The continuing presence of the militias in Libya is seen as a serious - and growing - threat to stability. Disarming them and persuading them to integrate within the national forces is now the greatest challenge facing the fledgling government as it tries to establish security before elections planned later this year. (Jerusalem Center for Public Affairs)
Taking Energy Independence Seriously - Lawrence Kadish
In 2011, as Americans emptied their wallets at the gas pump and crude oil reached almost $100 a barrel, OPEC kingpin Saudi Arabia reported an $81.6 billion 2011 budget surplus. Trillions of dollars have left our economy to purchase oil mostly from OPEC nations that directly or indirectly support radical Islamic fundamentalists. The ominous linkage between cyclical recessions and our repeated failure to achieve energy independence and oil price stability has caused much hardship on our citizenry and severe damage to our economy.

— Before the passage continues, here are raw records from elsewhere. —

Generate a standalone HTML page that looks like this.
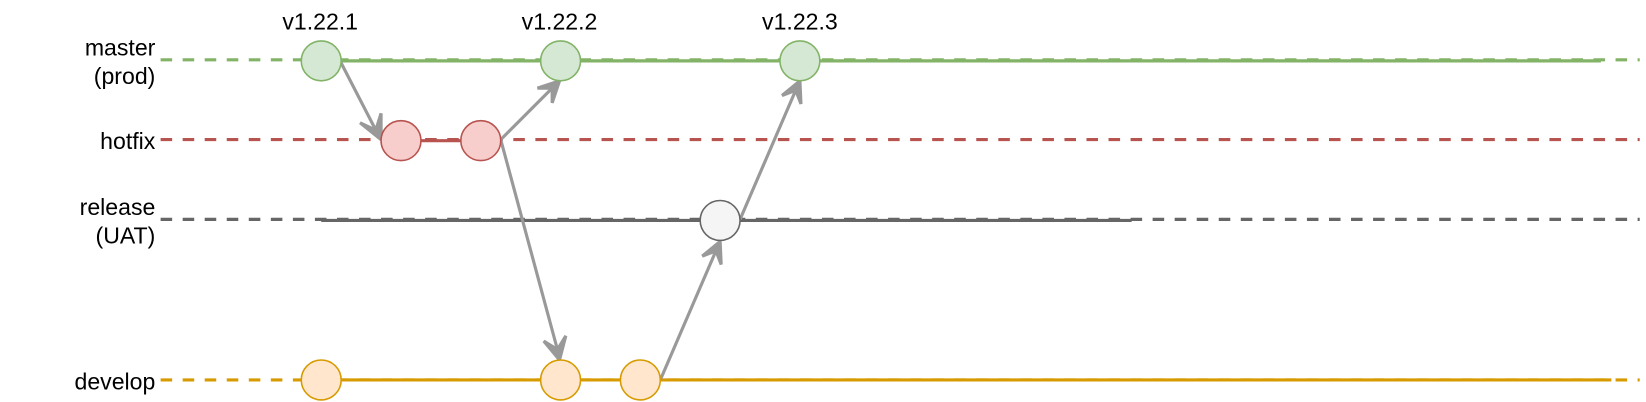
<!DOCTYPE html>
<html><head><meta charset="utf-8"><style>
html,body{margin:0;padding:0;background:#fff;width:1646px;height:402px;overflow:hidden}
svg{display:block}
text{font-family:"Liberation Sans",sans-serif;font-size:22px;fill:#000}
</style></head><body>
<svg width="1646" height="402" viewBox="0 0 1568 383" preserveAspectRatio="none">
<g>
<line x1="153" y1="57" x2="1562" y2="57" stroke="#82b366" stroke-width="3" stroke-dasharray="11 10"/>
<line x1="306" y1="58" x2="1525" y2="58" stroke="#82b366" stroke-width="3"/>
<line x1="153" y1="133" x2="1562" y2="133" stroke="#b85450" stroke-width="3" stroke-dasharray="11 10"/>
<line x1="382" y1="134" x2="458" y2="134" stroke="#b85450" stroke-width="3"/>
<line x1="153" y1="209" x2="1562" y2="209" stroke="#666666" stroke-width="3" stroke-dasharray="11 10"/>
<line x1="306" y1="210" x2="1078" y2="210" stroke="#666666" stroke-width="3"/>
<line x1="153" y1="362" x2="1562" y2="362" stroke="#d79b00" stroke-width="3" stroke-dasharray="11 10"/>
<line x1="306" y1="362" x2="1535" y2="362" stroke="#d79b00" stroke-width="3"/>
</g>
<g stroke="#999999" stroke-width="3" fill="#999999">
<line x1="325" y1="60" x2="358" y2="124"/>
<polygon points="363,133 343,117 358,124 363,108"/>
<line x1="477" y1="133" x2="526" y2="84"/>
<polygon points="533,77 526,98 526,84 512,84"/>
<line x1="477" y1="133" x2="531" y2="333"/>
<polygon points="533,343 518,325 531,333 539,320"/>
<line x1="629" y1="362" x2="682" y2="239"/>
<polygon points="686,230 687,252 682,239 669,244"/>
<line x1="705" y1="209" x2="758" y2="86"/>
<polygon points="762,77 763,99 758,86 745,91"/>
</g>
<g stroke-width="1.5">
<circle cx="306" cy="58" r="19" fill="#d5e8d4" stroke="#82b366"/>
<circle cx="534" cy="58" r="19" fill="#d5e8d4" stroke="#82b366"/>
<circle cx="762" cy="58" r="19" fill="#d5e8d4" stroke="#82b366"/>
<circle cx="382" cy="134" r="19" fill="#f8cecc" stroke="#b85450"/>
<circle cx="458" cy="134" r="19" fill="#f8cecc" stroke="#b85450"/>
<circle cx="686" cy="210" r="19" fill="#f5f5f5" stroke="#666666"/>
<circle cx="306" cy="362" r="19" fill="#ffe6cc" stroke="#d79b00"/>
<circle cx="534" cy="362" r="19" fill="#ffe6cc" stroke="#d79b00"/>
<circle cx="610" cy="362" r="19" fill="#ffe6cc" stroke="#d79b00"/>
</g>
<g text-anchor="end">
<text x="148" y="53">master</text>
<text x="148" y="80">(prod)</text>
<text x="148" y="142">hotfix</text>
<text x="148" y="205">release</text>
<text x="148" y="232">(UAT)</text>
<text x="148" y="371">develop</text>
</g>
<g text-anchor="middle">
<text x="305" y="28">v1.22.1</text>
<text x="533" y="28">v1.22.2</text>
<text x="762" y="28">v1.22.3</text>
</g>
</svg>
</body></html>
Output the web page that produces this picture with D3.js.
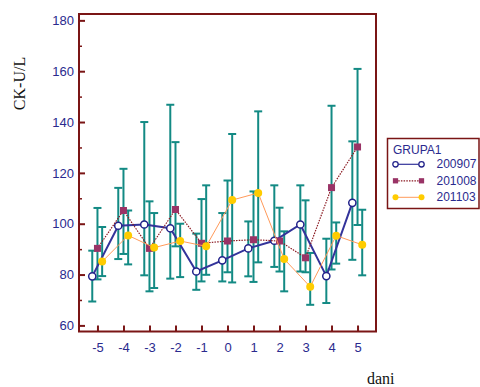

The historical evidence is clear. Whenever oil prices spiked as they did between 1972-1980, and then again between 2003-2008 and beyond, recessions in America followed. (Stonegate Institute)
Observations:
Expert Advice on Iran - Clifford D. May (National Review)
A trio of veteran Iran watchers recently discussed the threat posed by the Iranian regime: Bernard Lewis, the greatest living historian of the Middle East; Uri Lubrani, Israel's envoy to Iran prior to the fall of the Shah; and Meir Dagan, head of Israel's Mossad intelligence agency from 2002 to 2010.
None of the three minimizes how dire will be the consequences should Mahmoud Ahmadinejad's finger come to rest on a nuclear trigger. The Iranian president subscribes to an extremist school of Shia theology that, General Dagan explained, looks forward to an apocalyptic war that would "hasten the arrival of the Mahdi," mankind's ultimate savior.
It is the regime that rules Iran, more than its weapons, that constitutes the real problem. Changing the regime - not destroying its hardware - is the higher goal. Based on the analyses of these experts, a coherent strategy should include the following specific policies:
Tighten the sanctions noose to maximally increase pressure on the Iranian economy.
Isolate the regime diplomatically.
Continue to use high-tech, cutting-edge cyber weapons to further delay the Iranian nuclear-development program. More conventional clandestine measures also can play a role - things that go boom in the night and the untimely deaths of individuals contributing to illegal nuclear-weapons development.
The threat of force must be credible. Iran's rulers should lose sleep over the possibility that a military strike - against their nuclear facilities or against them more directly - may be seen by Americans and Israelis as the least bad option.
Help Syria break free of Iran. The loss of Syria would be a heavy blow to the Tehran regime.
Iran's anti-regime opposition also deserves moral support and material assistance.
In what has been misperceived as an "Arab Spring," the downtrodden masses in Egypt and elsewhere now may be coming to the conclusion that "Islam is the answer." Iranians, having tested that proposition over decades, know it is the wrong answer. Rule by mullahs has made them less free and poorer than they ever were under the Shah.
The writer is president of the Foundation for Defense of Democracies.